The problem
Starting with the first line of the listing, quote each line exactly until and including the one with "const weightTicks = [0, 0.5, 1.0, 1.5, 2.0, 2.5];", leaving pictures out.

◇ ◇ ◇ ◇ ◇

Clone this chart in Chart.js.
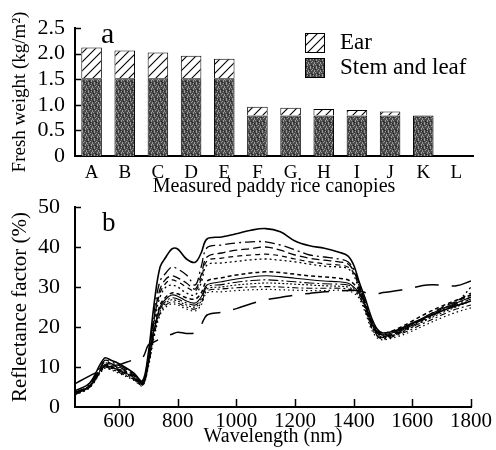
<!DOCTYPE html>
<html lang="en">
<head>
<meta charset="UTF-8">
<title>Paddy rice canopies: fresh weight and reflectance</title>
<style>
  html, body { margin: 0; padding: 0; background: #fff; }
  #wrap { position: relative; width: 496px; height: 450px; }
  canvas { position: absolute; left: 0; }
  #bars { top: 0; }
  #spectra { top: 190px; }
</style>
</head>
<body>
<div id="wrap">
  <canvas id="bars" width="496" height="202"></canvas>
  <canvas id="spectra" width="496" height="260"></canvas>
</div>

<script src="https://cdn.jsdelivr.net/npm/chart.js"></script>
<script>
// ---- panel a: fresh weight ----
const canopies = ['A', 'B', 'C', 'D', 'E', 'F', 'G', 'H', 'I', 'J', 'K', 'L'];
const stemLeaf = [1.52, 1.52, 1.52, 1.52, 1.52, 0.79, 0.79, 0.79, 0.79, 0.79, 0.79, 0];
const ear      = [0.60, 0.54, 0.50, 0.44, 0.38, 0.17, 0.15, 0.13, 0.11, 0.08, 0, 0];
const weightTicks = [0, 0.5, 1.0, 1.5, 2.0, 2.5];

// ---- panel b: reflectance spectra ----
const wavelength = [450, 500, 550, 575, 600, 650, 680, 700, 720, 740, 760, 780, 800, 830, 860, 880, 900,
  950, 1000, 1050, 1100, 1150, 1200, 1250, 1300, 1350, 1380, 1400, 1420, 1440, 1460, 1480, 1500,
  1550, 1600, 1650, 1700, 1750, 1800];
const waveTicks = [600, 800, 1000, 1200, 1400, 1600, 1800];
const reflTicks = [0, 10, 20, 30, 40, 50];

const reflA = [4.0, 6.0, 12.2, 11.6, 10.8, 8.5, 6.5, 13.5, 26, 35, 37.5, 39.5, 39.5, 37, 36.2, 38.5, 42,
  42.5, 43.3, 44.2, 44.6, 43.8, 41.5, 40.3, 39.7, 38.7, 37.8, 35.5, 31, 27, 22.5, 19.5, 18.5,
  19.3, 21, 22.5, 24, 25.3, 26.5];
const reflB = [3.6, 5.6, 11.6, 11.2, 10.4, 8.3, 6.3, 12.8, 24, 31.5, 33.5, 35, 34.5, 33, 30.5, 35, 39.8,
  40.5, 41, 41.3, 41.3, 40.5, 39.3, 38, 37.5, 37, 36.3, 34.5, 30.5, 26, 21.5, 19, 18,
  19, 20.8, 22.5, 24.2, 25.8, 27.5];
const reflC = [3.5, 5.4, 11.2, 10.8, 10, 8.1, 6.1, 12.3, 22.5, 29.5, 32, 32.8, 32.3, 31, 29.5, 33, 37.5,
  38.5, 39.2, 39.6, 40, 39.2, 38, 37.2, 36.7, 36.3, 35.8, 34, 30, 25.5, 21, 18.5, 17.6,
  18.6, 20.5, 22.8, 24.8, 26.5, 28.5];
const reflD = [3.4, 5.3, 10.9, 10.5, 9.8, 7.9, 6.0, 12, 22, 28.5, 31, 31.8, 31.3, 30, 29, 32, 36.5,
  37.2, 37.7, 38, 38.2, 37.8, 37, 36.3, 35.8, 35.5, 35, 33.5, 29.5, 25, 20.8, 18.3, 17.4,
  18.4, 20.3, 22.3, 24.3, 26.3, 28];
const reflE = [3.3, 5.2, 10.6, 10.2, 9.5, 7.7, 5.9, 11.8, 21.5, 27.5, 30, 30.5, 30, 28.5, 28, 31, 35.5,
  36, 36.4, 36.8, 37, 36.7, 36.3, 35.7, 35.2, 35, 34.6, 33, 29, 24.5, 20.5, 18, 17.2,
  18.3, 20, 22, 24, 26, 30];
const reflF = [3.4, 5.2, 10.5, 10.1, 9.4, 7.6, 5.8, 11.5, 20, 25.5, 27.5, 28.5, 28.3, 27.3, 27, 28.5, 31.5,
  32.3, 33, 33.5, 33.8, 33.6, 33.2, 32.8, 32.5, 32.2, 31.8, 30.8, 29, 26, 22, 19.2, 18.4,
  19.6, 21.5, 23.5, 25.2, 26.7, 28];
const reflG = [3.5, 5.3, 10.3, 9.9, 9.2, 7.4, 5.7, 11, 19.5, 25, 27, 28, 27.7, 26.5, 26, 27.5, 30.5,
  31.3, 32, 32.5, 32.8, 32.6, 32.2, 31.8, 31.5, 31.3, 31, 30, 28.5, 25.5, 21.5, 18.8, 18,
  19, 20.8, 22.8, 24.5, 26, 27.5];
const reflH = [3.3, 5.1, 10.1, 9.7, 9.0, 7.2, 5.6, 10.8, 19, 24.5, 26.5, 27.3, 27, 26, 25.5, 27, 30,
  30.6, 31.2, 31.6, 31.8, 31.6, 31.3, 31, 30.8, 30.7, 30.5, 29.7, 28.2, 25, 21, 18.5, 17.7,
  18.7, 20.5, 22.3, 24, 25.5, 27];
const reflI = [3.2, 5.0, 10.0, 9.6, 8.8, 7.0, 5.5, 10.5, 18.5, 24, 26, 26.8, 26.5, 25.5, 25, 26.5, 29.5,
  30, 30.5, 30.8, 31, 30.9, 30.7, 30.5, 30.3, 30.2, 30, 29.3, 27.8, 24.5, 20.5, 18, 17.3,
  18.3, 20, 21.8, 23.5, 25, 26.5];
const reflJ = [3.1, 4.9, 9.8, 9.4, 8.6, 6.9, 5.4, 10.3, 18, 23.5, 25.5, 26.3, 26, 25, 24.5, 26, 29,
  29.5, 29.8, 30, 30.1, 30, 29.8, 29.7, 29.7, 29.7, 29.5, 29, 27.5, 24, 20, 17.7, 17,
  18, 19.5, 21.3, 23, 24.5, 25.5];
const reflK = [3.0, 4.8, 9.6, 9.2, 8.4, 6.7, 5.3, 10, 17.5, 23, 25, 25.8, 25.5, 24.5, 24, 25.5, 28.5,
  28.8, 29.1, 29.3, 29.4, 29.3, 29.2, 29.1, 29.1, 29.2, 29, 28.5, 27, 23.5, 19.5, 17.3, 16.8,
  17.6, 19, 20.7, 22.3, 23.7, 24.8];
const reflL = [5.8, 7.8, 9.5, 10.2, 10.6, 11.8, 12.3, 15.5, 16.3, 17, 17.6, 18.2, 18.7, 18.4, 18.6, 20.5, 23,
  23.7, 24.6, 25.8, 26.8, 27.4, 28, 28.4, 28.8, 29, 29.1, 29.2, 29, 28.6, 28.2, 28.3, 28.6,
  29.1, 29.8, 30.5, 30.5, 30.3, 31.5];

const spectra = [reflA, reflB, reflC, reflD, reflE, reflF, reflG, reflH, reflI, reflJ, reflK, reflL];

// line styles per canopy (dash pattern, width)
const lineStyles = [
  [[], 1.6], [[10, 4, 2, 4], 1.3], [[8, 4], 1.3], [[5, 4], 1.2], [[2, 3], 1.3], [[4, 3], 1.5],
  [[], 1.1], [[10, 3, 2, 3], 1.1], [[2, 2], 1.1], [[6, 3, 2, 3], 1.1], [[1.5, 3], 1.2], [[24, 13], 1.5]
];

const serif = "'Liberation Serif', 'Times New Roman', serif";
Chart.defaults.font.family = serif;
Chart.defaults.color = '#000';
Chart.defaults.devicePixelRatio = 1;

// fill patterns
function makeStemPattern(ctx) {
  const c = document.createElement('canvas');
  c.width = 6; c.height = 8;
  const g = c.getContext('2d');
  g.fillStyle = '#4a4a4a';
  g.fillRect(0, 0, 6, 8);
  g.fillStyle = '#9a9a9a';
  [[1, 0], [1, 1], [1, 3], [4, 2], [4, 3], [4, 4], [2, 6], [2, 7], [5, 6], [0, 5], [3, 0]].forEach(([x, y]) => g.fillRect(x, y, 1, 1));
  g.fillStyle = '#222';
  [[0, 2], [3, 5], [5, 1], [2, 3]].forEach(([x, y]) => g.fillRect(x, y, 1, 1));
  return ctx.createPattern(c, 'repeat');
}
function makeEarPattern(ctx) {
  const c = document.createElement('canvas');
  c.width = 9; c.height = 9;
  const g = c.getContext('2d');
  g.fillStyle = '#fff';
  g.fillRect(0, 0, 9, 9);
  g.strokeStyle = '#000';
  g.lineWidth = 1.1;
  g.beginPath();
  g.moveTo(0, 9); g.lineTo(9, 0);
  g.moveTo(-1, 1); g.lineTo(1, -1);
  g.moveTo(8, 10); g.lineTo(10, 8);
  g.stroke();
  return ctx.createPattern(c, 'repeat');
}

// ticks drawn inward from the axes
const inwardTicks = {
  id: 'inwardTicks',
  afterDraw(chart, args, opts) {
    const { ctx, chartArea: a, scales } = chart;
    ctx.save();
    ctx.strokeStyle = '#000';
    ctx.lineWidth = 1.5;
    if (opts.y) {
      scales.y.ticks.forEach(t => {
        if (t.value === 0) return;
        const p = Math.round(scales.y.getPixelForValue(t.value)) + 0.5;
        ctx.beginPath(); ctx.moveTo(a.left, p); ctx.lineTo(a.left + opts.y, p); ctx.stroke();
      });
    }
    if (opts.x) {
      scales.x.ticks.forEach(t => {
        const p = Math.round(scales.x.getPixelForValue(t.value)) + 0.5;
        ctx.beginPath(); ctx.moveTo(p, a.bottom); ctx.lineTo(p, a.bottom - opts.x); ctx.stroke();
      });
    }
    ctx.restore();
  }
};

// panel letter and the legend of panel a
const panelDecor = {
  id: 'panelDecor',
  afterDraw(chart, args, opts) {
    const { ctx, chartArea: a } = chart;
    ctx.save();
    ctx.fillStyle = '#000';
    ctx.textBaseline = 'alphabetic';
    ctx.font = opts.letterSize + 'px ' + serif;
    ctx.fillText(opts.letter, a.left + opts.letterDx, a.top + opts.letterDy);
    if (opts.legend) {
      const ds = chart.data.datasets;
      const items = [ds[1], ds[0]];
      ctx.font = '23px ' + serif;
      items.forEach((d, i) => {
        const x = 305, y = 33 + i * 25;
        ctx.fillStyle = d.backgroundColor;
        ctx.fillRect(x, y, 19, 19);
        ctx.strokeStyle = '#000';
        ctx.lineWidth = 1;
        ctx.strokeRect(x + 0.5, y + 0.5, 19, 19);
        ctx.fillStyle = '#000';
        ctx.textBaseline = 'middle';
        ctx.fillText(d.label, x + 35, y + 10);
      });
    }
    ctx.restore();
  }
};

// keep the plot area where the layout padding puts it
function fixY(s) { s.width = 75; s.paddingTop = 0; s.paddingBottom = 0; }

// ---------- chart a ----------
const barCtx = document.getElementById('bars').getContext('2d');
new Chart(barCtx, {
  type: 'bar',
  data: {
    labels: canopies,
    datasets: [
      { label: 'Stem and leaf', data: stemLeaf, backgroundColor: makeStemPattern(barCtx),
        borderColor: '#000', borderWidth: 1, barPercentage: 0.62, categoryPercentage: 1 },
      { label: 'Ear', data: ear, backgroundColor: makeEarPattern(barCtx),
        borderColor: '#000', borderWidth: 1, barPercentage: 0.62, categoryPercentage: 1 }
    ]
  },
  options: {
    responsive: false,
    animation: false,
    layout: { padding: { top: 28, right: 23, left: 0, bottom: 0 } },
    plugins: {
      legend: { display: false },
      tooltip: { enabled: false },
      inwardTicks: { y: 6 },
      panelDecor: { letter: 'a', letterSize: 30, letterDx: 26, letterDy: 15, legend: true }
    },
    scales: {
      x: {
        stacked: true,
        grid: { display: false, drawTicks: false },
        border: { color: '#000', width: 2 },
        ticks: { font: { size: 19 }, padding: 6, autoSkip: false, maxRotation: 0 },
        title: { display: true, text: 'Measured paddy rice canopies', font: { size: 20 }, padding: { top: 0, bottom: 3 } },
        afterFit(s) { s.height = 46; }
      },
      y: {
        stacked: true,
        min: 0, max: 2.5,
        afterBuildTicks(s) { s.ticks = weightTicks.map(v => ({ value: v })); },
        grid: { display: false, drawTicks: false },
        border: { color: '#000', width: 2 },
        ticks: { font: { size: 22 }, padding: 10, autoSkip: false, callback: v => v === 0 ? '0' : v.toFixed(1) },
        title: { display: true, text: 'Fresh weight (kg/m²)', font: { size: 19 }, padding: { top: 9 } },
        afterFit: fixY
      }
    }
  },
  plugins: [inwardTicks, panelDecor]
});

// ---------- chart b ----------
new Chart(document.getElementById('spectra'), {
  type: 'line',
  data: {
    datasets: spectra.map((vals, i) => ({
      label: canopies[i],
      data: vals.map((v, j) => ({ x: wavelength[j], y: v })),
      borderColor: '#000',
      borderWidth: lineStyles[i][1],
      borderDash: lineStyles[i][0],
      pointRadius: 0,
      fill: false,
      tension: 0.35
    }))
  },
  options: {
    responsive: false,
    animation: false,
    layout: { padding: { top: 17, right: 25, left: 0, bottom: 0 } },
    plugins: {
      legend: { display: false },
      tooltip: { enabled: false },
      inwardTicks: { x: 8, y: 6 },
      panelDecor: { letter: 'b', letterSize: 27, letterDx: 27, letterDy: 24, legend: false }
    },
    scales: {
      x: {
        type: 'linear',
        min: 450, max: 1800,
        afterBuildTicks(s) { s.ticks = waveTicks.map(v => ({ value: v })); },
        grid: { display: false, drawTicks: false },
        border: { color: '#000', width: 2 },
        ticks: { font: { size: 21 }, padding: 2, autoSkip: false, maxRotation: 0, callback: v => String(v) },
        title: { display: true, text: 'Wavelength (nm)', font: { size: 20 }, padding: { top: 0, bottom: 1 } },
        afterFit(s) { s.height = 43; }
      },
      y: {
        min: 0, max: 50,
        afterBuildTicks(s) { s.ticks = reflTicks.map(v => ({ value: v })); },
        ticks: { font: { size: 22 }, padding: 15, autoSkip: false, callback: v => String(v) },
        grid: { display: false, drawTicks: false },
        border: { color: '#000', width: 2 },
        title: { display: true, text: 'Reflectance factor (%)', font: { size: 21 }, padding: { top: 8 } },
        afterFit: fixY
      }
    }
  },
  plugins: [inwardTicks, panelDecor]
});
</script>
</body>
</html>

◇ ◇ ◇ ◇ ◇

Full answer
Clone this chart in Chart.js.
<!DOCTYPE html>
<html lang="en">
<head>
<meta charset="UTF-8">
<title>Paddy rice canopies: fresh weight and reflectance</title>
<style>
  html, body { margin: 0; padding: 0; background: #fff; }
  #wrap { position: relative; width: 496px; height: 450px; }
  canvas { position: absolute; left: 0; }
  #bars { top: 0; }
  #spectra { top: 190px; }
</style>
</head>
<body>
<div id="wrap">
  <canvas id="bars" width="496" height="202"></canvas>
  <canvas id="spectra" width="496" height="260"></canvas>
</div>

<script src="https://cdn.jsdelivr.net/npm/chart.js"></script>
<script>
// ---- panel a: fresh weight ----
const canopies = ['A', 'B', 'C', 'D', 'E', 'F', 'G', 'H', 'I', 'J', 'K', 'L'];
const stemLeaf = [1.52, 1.52, 1.52, 1.52, 1.52, 0.79, 0.79, 0.79, 0.79, 0.79, 0.79, 0];
const ear      = [0.60, 0.54, 0.50, 0.44, 0.38, 0.17, 0.15, 0.13, 0.11, 0.08, 0, 0];
const weightTicks = [0, 0.5, 1.0, 1.5, 2.0, 2.5];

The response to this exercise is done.